Furthermore, it is very interesting to consider whether there is need at all for such ‘strict’ procedures of legal nature in the current situation. One can argue convincingly (as did Marton Varju in reflecting to a previous version of this article) that as the existence of the EU is based on a cooperation, there is no need for a procedure enabling serious, executive sanctions because the Member States are aware that their fundamental interest will always be cooperation. In this understanding, the current form of Article 7 is reasonable: it is an instrument with an ultima ratio character which can be effectively used in politically managing problems and the purpose of which is not to be realized but to be the strong argument of the political debates with the unwilling Member States. One might agree with this view, but the question remains: why was then Article 7 so elaborately inserted into the founding treaties, wouldn’t a short reference have been enough?

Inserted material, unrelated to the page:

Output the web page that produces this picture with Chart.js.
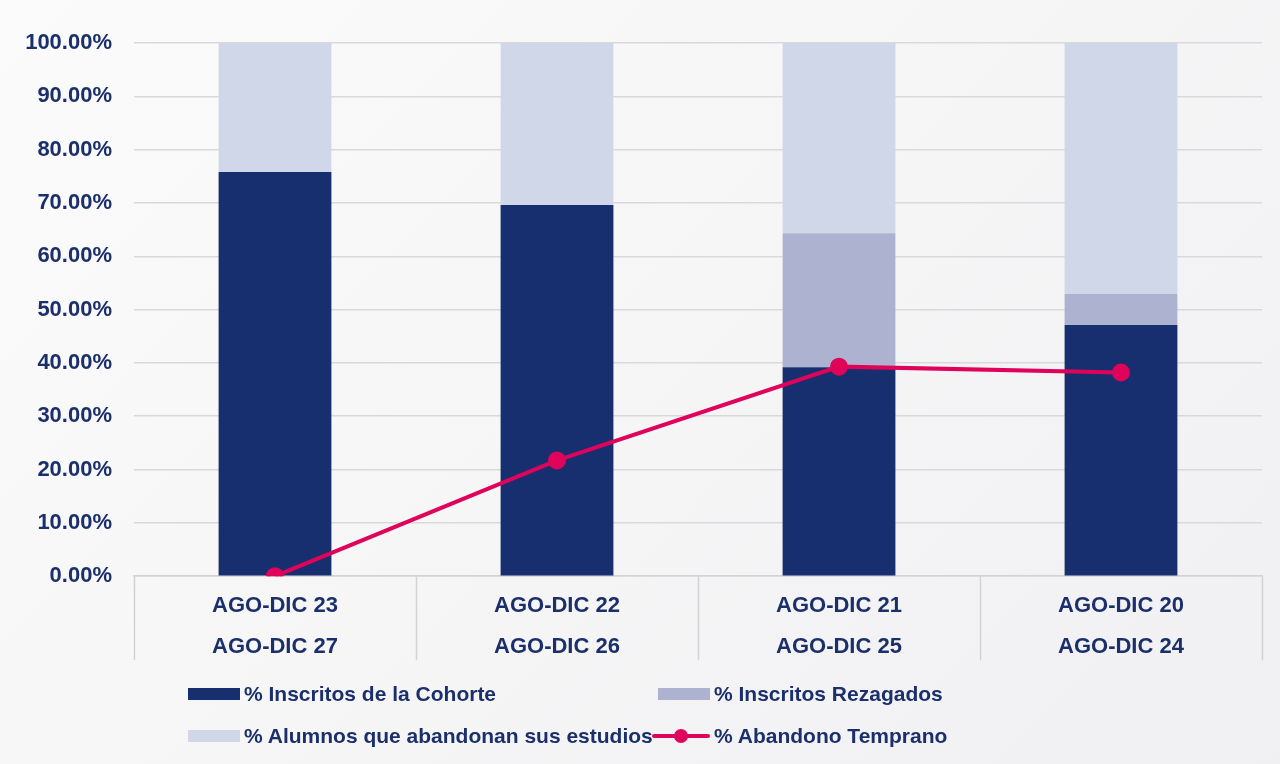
<!DOCTYPE html>
<html>
<head>
<meta charset="utf-8">
<script src="https://cdn.jsdelivr.net/npm/chart.js@4"></script>
<style>
  html, body { margin: 0; padding: 0; background: #f5f5f6; }
  #wrap { position: relative; width: 1280px; height: 764px; overflow: hidden;
    background: linear-gradient(135deg, #fbfbfb 0%, #f5f5f6 55%, #f0f0f3 100%); }
  #chart { position: absolute; left: 0; top: 0; }
  #legend { position: absolute; left: 0; top: 0; width: 1280px; height: 764px; pointer-events: none;
    font-family: "Liberation Sans", Arial, sans-serif; font-weight: bold; font-size: 21px; color: #1b2f6b; }
  .item { position: absolute; display: flex; align-items: center; height: 30px; white-space: nowrap; }
  .mark { width: 58px; height: 30px; position: relative; margin-right: 4px; }
  .box { position: absolute; right: 0; top: 9px; width: 52px; height: 12px; }
  .ln { position: absolute; left: 0; right: 0; top: 13px; height: 4px; border-radius: 2px; }
  .dot { position: absolute; left: 22px; top: 8px; width: 14px; height: 14px; border-radius: 50%; }
</style>
</head>
<body>
<div id="wrap">
  <canvas id="chart" width="1280" height="764"></canvas>
  <div id="legend"></div>
</div>
<script>
document.addEventListener("DOMContentLoaded", function () {
if (typeof Chart === 'undefined') {
  console.error('Chart.js is not loaded.');
  return;
}

// categories (two lines each)
const periodos = [
  ['AGO-DIC 23', 'AGO-DIC 27'],
  ['AGO-DIC 22', 'AGO-DIC 26'],
  ['AGO-DIC 21', 'AGO-DIC 25'],
  ['AGO-DIC 20', 'AGO-DIC 24']
];

// series values (percent)
const inscritosCohorte = [75.8, 69.6, 39.2, 47.1];
const inscritosRezagados = [0, 0, 25.1, 5.8];
const alumnosAbandonan = [24.2, 30.4, 35.7, 47.1];
const abandonoTemprano = [0, 21.7, 39.3, 38.2];

const serieNames = [
  '% Inscritos de la Cohorte',
  '% Inscritos Rezagados',
  '% Alumnos que abandonan sus estudios',
  '% Abandono Temprano'
];

const navy = '#182f6f';
const lila = '#aeb2d1';
const celeste = '#cfd7e9';
const rosa = '#e0035a';
const textColor = '#1b2f6b';
const lineGrey = '#d3d3d6';
const fontFamily = '"Liberation Sans", Arial, sans-serif';

// dividers under the category axis, like a table row
const axisBoxPlugin = {
  id: 'axisBox',
  afterDraw(chart) {
    const x = chart.scales.x;
    const area = chart.chartArea;
    const c = chart.ctx;
    const half = (x.getPixelForValue(1) - x.getPixelForValue(0)) / 2;
    c.save();
    c.strokeStyle = lineGrey;
    c.lineWidth = 1.5;
    for (let i = 0; i <= periodos.length; i++) {
      const px = Math.round(x.getPixelForValue(i) - half) + 0.5;
      c.beginPath();
      c.moveTo(px, area.bottom);
      c.lineTo(px, area.bottom + 84);
      c.stroke();
    }
    c.restore();
  }
};

const canvas = document.getElementById('chart');
const ctx = canvas.getContext('2d');

const chart = new Chart(ctx, {
  data: {
    labels: periodos,
    datasets: [
      {
        type: 'line',
        label: serieNames[3],
        data: abandonoTemprano,
        borderColor: rosa,
        backgroundColor: rosa,
        borderWidth: 4,
        pointRadius: 7,
        pointHoverRadius: 7,
        tension: 0,
        stack: 'linea',
        order: 0
      },
      {
        type: 'bar',
        label: serieNames[0],
        data: inscritosCohorte,
        backgroundColor: navy,
        stack: 'barras',
        order: 1
      },
      {
        type: 'bar',
        label: serieNames[1],
        data: inscritosRezagados,
        backgroundColor: lila,
        stack: 'barras',
        order: 1
      },
      {
        type: 'bar',
        label: serieNames[2],
        data: alumnosAbandonan,
        backgroundColor: celeste,
        stack: 'barras',
        order: 1
      }
    ]
  },
  options: {
    responsive: false,
    animation: false,
    layout: { padding: { top: 43, right: 18, bottom: 88, left: 0 } },
    datasets: {
      bar: { categoryPercentage: 1, barPercentage: 0.4 }
    },
    plugins: {
      legend: { display: false },
      tooltip: { enabled: false }
    },
    scales: {
      x: {
        stacked: true,
        grid: { display: false, drawTicks: false },
        border: { display: true, color: lineGrey, width: 1.5 },
        ticks: {
          color: textColor,
          font: { family: fontFamily, weight: 'bold', size: 22, lineHeight: 1.86 },
          padding: 9,
          maxRotation: 0,
          autoSkip: false
        }
      },
      y: {
        stacked: true,
        min: 0,
        max: 100,
        afterFit: function (scale) { scale.width = 134; },
        grid: { color: '#d9d9dc', lineWidth: 1.5, drawTicks: false },
        border: { display: false },
        ticks: {
          stepSize: 10,
          padding: 22,
          color: textColor,
          font: { family: fontFamily, weight: 'bold', size: 22 },
          callback: function (v) { return v.toFixed(2) + '%'; }
        }
      }
    }
  },
  plugins: [axisBoxPlugin]
});

// legend laid out in two columns like the original
const legend = document.getElementById('legend');
const legendItems = [
  { name: serieNames[0], color: navy, kind: 'box', left: 182, top: 679 },
  { name: serieNames[1], color: lila, kind: 'box', left: 652, top: 679 },
  { name: serieNames[2], color: celeste, kind: 'box', left: 182, top: 721 },
  { name: serieNames[3], color: rosa, kind: 'line', left: 652, top: 721 }
];
legendItems.forEach(function (it) {
  const div = document.createElement('div');
  div.className = 'item';
  div.style.left = it.left + 'px';
  div.style.top = it.top + 'px';
  const mark = document.createElement('span');
  mark.className = 'mark';
  if (it.kind === 'box') {
    const b = document.createElement('span');
    b.className = 'box';
    b.style.background = it.color;
    mark.appendChild(b);
  } else {
    const l = document.createElement('span');
    l.className = 'ln';
    l.style.background = it.color;
    const d = document.createElement('span');
    d.className = 'dot';
    d.style.background = it.color;
    mark.appendChild(l);
    mark.appendChild(d);
  }
  const txt = document.createElement('span');
  txt.textContent = it.name;
  div.appendChild(mark);
  div.appendChild(txt);
  legend.appendChild(div);
});
});
</script>
</body>
</html>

Finally, Article 7 is not capable to fulfil its basic role, protecting EU identity, so it can only be considered a ‘nuclear weapon’ theoretically. In order for an effective procedure to be created that could protect the fundamental values of the EU in practice, at least the following criteria would have to be met: (i.) the procedure would have to be simplified and accelerated, (ii.) a basic consensus would have to emerge about the content of EU fundamental values in the EU institutional and Member State practice.
The views expressed above belong to the author and do not in any way represent the views of the HAS Centre for Social Sciences.